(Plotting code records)
--------------------

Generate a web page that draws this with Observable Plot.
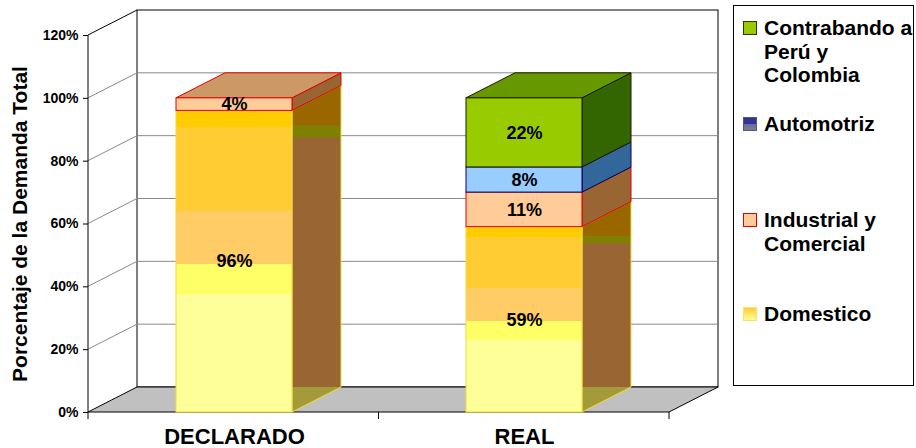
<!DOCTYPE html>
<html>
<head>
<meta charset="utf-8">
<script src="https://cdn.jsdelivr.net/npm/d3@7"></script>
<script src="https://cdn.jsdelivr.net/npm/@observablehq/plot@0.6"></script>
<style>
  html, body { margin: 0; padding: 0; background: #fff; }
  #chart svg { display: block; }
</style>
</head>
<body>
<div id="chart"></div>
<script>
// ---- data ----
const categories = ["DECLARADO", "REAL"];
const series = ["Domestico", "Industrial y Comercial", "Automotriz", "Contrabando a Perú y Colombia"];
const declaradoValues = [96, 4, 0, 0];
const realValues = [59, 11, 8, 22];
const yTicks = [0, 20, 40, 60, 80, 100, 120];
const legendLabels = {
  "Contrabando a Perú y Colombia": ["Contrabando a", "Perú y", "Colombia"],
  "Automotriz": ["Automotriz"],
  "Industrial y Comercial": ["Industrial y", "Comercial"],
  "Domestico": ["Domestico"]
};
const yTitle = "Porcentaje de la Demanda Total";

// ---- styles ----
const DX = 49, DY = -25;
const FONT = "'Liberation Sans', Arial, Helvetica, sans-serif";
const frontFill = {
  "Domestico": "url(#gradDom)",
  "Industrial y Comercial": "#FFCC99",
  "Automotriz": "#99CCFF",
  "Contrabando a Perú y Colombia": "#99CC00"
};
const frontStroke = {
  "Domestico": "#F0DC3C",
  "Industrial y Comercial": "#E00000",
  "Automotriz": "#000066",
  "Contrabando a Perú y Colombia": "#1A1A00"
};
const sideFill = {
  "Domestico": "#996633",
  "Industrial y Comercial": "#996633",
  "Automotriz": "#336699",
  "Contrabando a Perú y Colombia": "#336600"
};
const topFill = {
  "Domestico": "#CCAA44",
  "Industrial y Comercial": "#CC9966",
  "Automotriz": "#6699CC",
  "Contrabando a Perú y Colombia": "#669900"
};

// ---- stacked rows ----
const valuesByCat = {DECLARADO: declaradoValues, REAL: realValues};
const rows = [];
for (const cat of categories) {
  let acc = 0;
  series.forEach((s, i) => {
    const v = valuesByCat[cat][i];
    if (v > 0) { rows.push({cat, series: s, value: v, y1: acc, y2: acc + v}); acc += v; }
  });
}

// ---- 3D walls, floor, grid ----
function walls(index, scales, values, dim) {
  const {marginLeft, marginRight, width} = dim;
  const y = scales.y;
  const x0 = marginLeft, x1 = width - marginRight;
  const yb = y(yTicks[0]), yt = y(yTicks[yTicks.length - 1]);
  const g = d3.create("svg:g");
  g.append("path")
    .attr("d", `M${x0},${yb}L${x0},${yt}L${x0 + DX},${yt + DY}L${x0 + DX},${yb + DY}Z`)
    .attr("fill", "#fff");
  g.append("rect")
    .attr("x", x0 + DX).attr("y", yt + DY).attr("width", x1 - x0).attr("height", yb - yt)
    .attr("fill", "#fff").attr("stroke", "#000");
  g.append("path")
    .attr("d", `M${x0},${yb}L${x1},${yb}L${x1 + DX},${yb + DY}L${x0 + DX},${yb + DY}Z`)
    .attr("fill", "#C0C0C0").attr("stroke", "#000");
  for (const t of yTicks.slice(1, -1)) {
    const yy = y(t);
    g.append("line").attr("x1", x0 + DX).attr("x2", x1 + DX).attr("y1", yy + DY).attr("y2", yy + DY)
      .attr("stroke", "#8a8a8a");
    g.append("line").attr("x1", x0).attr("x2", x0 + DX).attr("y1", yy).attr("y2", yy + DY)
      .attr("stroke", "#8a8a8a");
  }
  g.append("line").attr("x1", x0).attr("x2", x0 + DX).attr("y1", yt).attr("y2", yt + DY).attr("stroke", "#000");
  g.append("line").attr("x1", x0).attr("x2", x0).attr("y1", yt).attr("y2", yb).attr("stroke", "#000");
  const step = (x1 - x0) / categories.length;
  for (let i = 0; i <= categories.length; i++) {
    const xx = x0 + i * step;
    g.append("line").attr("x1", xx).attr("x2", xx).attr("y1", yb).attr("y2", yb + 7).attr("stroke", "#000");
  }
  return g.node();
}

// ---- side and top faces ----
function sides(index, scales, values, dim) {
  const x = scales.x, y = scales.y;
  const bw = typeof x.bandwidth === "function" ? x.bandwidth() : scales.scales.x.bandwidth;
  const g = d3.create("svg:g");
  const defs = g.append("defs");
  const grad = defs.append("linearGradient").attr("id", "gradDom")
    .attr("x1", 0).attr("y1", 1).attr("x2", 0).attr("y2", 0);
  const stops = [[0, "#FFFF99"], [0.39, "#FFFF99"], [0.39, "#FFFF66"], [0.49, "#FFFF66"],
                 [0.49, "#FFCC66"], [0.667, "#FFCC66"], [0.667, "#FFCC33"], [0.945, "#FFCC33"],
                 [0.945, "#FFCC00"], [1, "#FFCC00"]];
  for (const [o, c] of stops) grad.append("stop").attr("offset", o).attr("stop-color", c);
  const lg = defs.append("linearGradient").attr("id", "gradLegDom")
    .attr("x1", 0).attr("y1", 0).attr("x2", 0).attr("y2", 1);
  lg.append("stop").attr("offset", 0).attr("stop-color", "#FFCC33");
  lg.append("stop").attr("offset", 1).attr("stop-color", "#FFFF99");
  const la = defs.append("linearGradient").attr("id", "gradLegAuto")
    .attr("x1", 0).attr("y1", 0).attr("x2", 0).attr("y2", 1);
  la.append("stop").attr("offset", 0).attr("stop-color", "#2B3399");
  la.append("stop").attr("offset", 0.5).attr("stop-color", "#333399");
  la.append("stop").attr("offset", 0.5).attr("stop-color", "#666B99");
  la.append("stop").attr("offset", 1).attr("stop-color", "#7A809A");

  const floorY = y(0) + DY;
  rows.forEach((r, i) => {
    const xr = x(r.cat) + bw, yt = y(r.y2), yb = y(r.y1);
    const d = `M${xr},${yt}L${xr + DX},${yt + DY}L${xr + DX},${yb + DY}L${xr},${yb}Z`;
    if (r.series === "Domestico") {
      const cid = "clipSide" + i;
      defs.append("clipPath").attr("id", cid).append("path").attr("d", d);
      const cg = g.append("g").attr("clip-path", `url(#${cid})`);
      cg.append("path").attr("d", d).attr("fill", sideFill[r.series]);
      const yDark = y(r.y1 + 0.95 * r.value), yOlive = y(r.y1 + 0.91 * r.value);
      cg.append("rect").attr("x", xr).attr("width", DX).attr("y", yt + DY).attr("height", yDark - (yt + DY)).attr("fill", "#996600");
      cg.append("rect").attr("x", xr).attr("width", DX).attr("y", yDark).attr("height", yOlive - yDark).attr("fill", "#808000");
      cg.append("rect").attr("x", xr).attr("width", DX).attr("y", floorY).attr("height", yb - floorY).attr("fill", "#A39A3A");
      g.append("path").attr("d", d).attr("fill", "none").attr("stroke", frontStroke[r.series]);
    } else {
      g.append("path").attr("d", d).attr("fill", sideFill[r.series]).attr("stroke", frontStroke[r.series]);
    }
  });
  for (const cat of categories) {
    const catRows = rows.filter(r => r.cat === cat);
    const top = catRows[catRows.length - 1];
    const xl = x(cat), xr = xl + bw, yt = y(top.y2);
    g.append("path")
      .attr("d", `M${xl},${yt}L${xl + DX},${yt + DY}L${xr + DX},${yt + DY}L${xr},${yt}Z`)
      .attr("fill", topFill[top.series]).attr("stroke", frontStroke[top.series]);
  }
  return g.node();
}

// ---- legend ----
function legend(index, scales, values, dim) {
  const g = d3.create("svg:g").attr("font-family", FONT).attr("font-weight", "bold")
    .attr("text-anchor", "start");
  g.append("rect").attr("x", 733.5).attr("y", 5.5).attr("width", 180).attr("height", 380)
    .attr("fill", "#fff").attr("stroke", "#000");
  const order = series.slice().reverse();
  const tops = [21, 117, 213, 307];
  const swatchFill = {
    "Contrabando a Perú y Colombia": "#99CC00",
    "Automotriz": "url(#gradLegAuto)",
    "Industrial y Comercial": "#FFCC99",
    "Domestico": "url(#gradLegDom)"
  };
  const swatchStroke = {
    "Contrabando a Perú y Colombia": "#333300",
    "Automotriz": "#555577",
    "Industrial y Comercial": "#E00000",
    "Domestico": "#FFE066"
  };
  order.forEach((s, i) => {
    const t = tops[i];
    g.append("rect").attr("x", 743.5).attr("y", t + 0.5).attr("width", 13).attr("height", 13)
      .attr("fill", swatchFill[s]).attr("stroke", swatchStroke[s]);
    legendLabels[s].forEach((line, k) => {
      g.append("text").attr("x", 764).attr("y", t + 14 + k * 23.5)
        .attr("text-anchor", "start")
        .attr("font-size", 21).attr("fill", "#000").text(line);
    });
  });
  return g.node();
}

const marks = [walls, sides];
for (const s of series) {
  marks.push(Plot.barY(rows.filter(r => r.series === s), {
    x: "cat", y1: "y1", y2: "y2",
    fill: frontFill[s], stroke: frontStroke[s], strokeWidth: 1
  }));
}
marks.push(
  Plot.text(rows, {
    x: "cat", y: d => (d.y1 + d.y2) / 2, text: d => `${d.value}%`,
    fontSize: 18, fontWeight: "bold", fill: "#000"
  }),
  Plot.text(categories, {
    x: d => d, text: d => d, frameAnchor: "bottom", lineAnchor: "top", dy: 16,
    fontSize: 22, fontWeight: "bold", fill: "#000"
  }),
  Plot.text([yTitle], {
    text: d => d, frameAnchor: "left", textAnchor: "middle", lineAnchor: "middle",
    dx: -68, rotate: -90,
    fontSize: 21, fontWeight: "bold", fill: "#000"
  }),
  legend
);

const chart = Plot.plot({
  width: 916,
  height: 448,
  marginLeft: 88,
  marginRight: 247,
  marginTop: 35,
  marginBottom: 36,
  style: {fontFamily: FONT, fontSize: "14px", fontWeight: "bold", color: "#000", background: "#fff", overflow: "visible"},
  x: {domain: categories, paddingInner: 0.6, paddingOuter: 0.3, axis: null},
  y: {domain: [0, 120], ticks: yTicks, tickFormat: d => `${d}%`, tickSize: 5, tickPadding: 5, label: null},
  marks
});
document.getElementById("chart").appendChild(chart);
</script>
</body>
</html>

--------------------

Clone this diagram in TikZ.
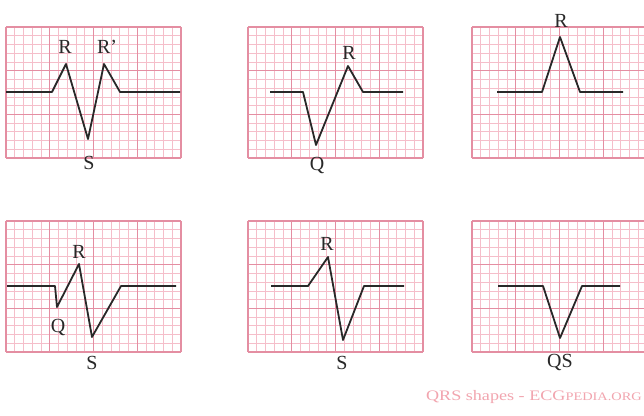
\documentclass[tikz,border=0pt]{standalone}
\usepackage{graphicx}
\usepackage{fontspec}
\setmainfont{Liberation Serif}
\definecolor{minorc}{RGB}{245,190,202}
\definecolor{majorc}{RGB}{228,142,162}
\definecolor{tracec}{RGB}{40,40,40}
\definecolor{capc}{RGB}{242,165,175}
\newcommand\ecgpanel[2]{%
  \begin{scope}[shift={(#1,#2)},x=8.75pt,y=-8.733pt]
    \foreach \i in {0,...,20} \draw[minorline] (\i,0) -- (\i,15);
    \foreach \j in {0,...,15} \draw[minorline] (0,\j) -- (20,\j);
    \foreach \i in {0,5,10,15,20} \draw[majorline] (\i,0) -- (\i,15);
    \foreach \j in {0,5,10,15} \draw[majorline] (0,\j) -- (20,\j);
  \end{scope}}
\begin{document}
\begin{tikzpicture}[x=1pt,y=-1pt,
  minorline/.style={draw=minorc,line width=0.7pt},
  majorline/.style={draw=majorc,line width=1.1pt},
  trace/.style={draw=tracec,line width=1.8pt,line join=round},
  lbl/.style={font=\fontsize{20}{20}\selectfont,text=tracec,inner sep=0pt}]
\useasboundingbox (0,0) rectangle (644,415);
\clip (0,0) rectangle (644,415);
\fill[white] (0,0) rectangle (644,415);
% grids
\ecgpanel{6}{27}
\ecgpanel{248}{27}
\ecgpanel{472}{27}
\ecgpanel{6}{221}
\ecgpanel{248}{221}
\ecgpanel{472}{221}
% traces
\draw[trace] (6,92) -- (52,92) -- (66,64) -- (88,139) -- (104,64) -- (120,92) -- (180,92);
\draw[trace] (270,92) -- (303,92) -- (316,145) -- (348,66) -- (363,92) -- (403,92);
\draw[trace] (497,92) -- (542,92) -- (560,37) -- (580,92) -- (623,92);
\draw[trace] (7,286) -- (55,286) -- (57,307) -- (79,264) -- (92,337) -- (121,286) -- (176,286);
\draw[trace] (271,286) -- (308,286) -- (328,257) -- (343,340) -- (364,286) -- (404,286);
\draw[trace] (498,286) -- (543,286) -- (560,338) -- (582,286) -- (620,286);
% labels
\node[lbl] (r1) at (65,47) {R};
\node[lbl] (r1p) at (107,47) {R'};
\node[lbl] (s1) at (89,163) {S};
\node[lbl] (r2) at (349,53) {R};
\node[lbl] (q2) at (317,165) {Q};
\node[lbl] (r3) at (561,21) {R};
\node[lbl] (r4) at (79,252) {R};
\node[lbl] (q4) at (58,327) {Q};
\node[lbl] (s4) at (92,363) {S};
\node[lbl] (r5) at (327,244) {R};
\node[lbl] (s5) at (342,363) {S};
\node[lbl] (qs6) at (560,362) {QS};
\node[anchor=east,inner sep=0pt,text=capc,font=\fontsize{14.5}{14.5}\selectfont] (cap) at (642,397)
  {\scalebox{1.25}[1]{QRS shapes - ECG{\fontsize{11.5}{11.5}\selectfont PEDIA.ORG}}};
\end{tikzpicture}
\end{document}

--------------------

Exercise requirements:
Write out exactly the lines from the one that has "Generate a web" down to the one that has "de la Demanda", including both. Pictures stay out of the copy.

Solution to the problem:
Generate a web page that draws this with Observable Plot.
<!DOCTYPE html>
<html>
<head>
<meta charset="utf-8">
<script src="https://cdn.jsdelivr.net/npm/d3@7"></script>
<script src="https://cdn.jsdelivr.net/npm/@observablehq/plot@0.6"></script>
<style>
  html, body { margin: 0; padding: 0; background: #fff; }
  #chart svg { display: block; }
</style>
</head>
<body>
<div id="chart"></div>
<script>
// ---- data ----
const categories = ["DECLARADO", "REAL"];
const series = ["Domestico", "Industrial y Comercial", "Automotriz", "Contrabando a Perú y Colombia"];
const declaradoValues = [96, 4, 0, 0];
const realValues = [59, 11, 8, 22];
const yTicks = [0, 20, 40, 60, 80, 100, 120];
const legendLabels = {
  "Contrabando a Perú y Colombia": ["Contrabando a", "Perú y", "Colombia"],
  "Automotriz": ["Automotriz"],
  "Industrial y Comercial": ["Industrial y", "Comercial"],
  "Domestico": ["Domestico"]
};
const yTitle = "Porcentaje de la Demanda Total";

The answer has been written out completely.